Exploring the usage of Probabilistic Neural Networks for Ionospheric electron density estimation

Garcia-Fernandez, Miquel

arXiv.org Artificial Intelligence 

A fundamental limitation of traditional Neural Networks (NN) in predictive modelling is their inability to quantify uncertainty in their outputs. In critical applications like positioning systems, understanding the reliability of predictions is paramount for constructing confidence intervals, early warning systems, and effectively propagating results. For instance, Precise Point Positioning (PPP, see Zumberge et al (1997)) in satellite navigation heavily relies on accurate error models for ancillary data (orbits, clocks, ionosphere, and troposphere) to compute precise error estimates and establish robust protection levels.
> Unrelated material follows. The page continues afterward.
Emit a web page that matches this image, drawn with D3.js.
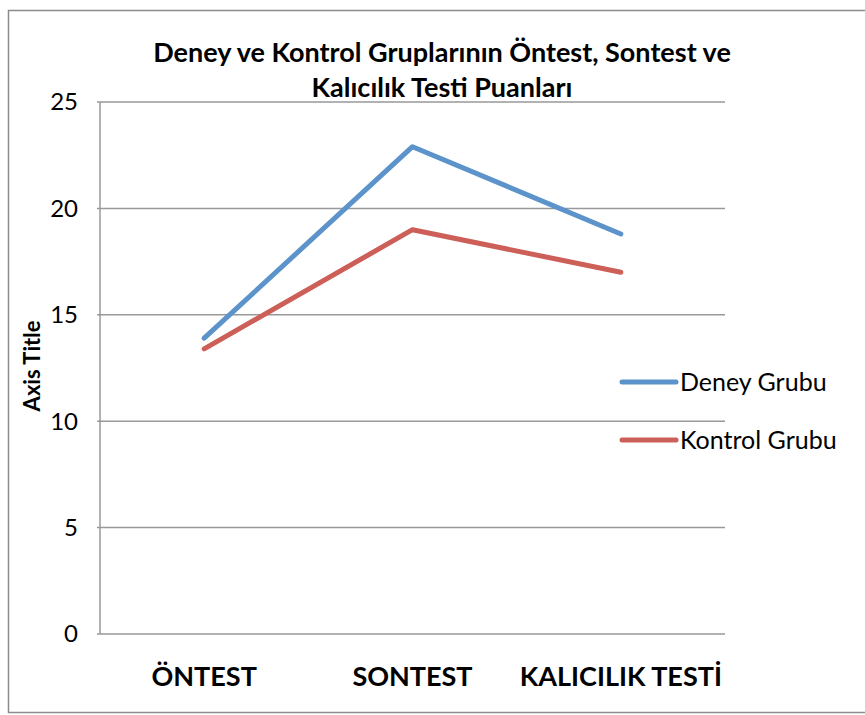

As an example, one of the main objectives of the Galileo High Accuracy Service (HAS) Service Level 2 will be to provide the necessary regional atmospheric delay corrections (and associated uncertainty) in order to improve user positioning based on PPP strategies, most notably the convergence time of the solution (see for instance Juan et al (2025)). To address this challenge, the main objectives of this paper aims at exploring a potential framework capable of providing both point estimates and associated uncertainty measures of ionospheric Vertical Total Electron Content (VTEC). Probabilistic Neural Networks (PNNs) offer a promising approach to achieve this goal. However, constructing an effective PNN requires meticulous design of hidden and output layers, as well as careful definition of prior and posterior probability distributions for network weights and biases. This introduction provides a review in terms of state-of-the-art in PNN as well as the application of NN in ionospheric estimation of VTEC.